El estadounidense que llega, el padre que mira todo pero no invade, la madre que apoya y comprende, todas aquellas figuras han sido ya representadas. El personaje de Elio me hace pensar en los mejores cuentos caribeños de García Márquez, en esos hombres de pieles bronceadas, semidioses locales de familias respetadas: muy cultos, muy preparados, en la urgencia de resolver las pasiones adolescentes, atendiendo al fuego del cuerpo.
Luca Guadagnino establece la magia con el magnífico esfuerzo compositivo de su cámara. La bellísima escena de la nieve cayendo en el norte de Italia, de haber seguido, podría haberse convertido en la más hermosa de las películas interminables. El filme presenta un amor homosexual en 1983 y por eso la contención es parte de la trama y por eso el desenlace. Es verosímil que en ese año las relaciones entre dos amantes del mismo sexo se desenvolvieran aún con reserva, con presunción de pecado.

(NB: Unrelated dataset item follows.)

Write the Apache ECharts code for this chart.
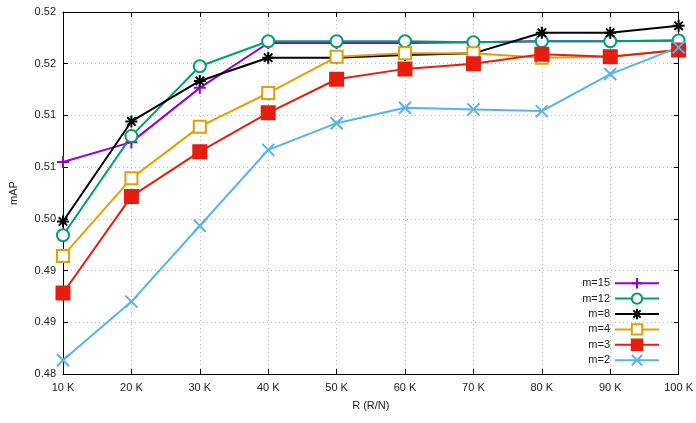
<!DOCTYPE html>
<html>
<head>
<meta charset="utf-8">
<script src="https://cdn.jsdelivr.net/npm/echarts@6/dist/echarts.min.js"></script>
<style>
  html, body { margin: 0; padding: 0; background: #fff; }
  #chart { width: 696px; height: 423px; }
</style>
</head>
<body>
<div id="chart"></div>
<script>
// x categories (R)
var categories = ['10 K', '20 K', '30 K', '40 K', '50 K', '60 K', '70 K', '80 K', '90 K', '100 K'];
// y tick labels as printed on the plot (bottom -> top)
var yTickLabels = ['0.48', '0.49', '0.49', '0.50', '0.51', '0.51', '0.52', '0.52'];

// mAP values
var m15 = [0.5046, 0.5069, 0.5132, 0.5184, 0.5184, 0.5184, 0.5185, 0.5186, 0.5186, 0.5187];
var m12 = [0.4961, 0.5076, 0.5157, 0.5186, 0.5186, 0.5186, 0.5185, 0.5186, 0.5186, 0.5187];
var m8  = [0.4977, 0.5093, 0.5140, 0.5167, 0.5167, 0.5170, 0.5172, 0.5196, 0.5196, 0.5204];
var m4  = [0.4937, 0.5027, 0.5087, 0.5126, 0.5168, 0.5172, 0.5172, 0.5167, 0.5168, 0.5176];
var m3  = [0.4894, 0.5006, 0.5058, 0.5103, 0.5142, 0.5154, 0.5160, 0.5171, 0.5168, 0.5176];
var m2  = [0.4816, 0.4884, 0.4972, 0.5060, 0.5091, 0.5109, 0.5107, 0.5105, 0.5148, 0.5179];

var yMin = 0.48, yStep = 0.006, yMax = 0.522;

var chart = echarts.init(document.getElementById('chart'));

var fontFamily = '"Liberation Sans", Arial, sans-serif';
var textColor = '#222';

function makeSeries(name, data, color, symbol, size) {
  return {
    name: name,
    type: 'line',
    data: data,
    symbol: symbol,
    symbolSize: size,
    showAllSymbol: true,
    lineStyle: { color: color, width: 2 },
    itemStyle: { color: color, borderColor: color, borderWidth: 2 },
    emphasis: { disabled: true },
    animation: false
  };
}

// gnuplot-like point types
var plusPath = 'path://M5,0V10M0,5H10';
var starPath = 'path://M5,0V10M0,5H10M1.5,1.5L8.5,8.5M8.5,1.5L1.5,8.5';
var crossPath = 'path://M0,0L10,10M10,0L0,10';

var option = {
  animation: false,
  textStyle: { fontFamily: fontFamily },
  grid: { left: 61, right: 16, top: 12, bottom: 49 },
  legend: {
    orient: 'vertical',
    right: 31,
    top: 272,
    align: 'right',
    itemWidth: 44,
    itemHeight: 13,
    itemGap: 3,
    textStyle: { fontSize: 11, color: textColor, fontFamily: fontFamily },
    data: ['m=15', 'm=12', 'm=8', 'm=4', 'm=3', 'm=2']
  },
  xAxis: [{
    type: 'category',
    data: categories,
    boundaryGap: false,
    name: 'R (R/N)',
    nameLocation: 'middle',
    nameGap: 26,
    nameTextStyle: { fontSize: 11, color: textColor },
    axisLine: { lineStyle: { color: '#000', width: 1 } },
    axisTick: { inside: true, length: 5, lineStyle: { color: '#000' } },
    axisLabel: { fontSize: 11, color: textColor, margin: 8 },
    splitLine: { show: true, lineStyle: { color: '#bbb', type: [1, 3], width: 1 } }
  }, {
    type: 'category',
    data: categories,
    boundaryGap: false,
    position: 'top',
    axisLine: { lineStyle: { color: '#000', width: 1 } },
    axisTick: { inside: true, length: 5, lineStyle: { color: '#000' } },
    axisLabel: { show: false },
    splitLine: { show: false }
  }],
  yAxis: [{
    type: 'value',
    min: yMin,
    max: yMax,
    interval: yStep,
    name: 'mAP',
    nameLocation: 'middle',
    nameGap: 44,
    nameTextStyle: { fontSize: 11, color: textColor },
    axisLine: { show: true, lineStyle: { color: '#000', width: 1 } },
    axisTick: { show: true, inside: true, length: 5, lineStyle: { color: '#000' } },
    axisLabel: {
      fontSize: 11, color: textColor, margin: 7,
      formatter: function (v) {
        var i = Math.round((v - yMin) / yStep);
        return yTickLabels[i];
      }
    },
    splitLine: { show: true, lineStyle: { color: '#bbb', type: [1, 3], width: 1 } }
  }, {
    type: 'value',
    min: yMin,
    max: yMax,
    interval: yStep,
    position: 'right',
    axisLine: { show: true, lineStyle: { color: '#000', width: 1 } },
    axisTick: { show: true, inside: true, length: 5, lineStyle: { color: '#000' } },
    axisLabel: { show: false },
    splitLine: { show: false }
  }],
  series: [
    makeSeries('m=15', m15, '#9400d3', plusPath, 12),
    makeSeries('m=12', m12, '#009e73', 'emptyCircle', 12),
    makeSeries('m=8', m8, '#000000', starPath, 12),
    makeSeries('m=4', m4, '#e69f00', 'emptyRect', 12),
    makeSeries('m=3', m3, '#e51e10', 'rect', 13),
    makeSeries('m=2', m2, '#56b4e9', crossPath, 12)
  ]
};

chart.setOption(option);
</script>
</body>
</html>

Sin embargo, pudo haber sido cualquier otro impedimento (adulterio, bigamia, incesto, etc) porque no es lo prohibido lo que hace a esta película memorable. Su singularidad resulta más bien de la combinación de un guión bien estructurado y la cinematografía muy cuidada, que persevera en el elemento poético, con la liviana maestría del joven actor norteamericano Timotheé Chalamet, el más joven de los nominados para un Oscar desde 1939.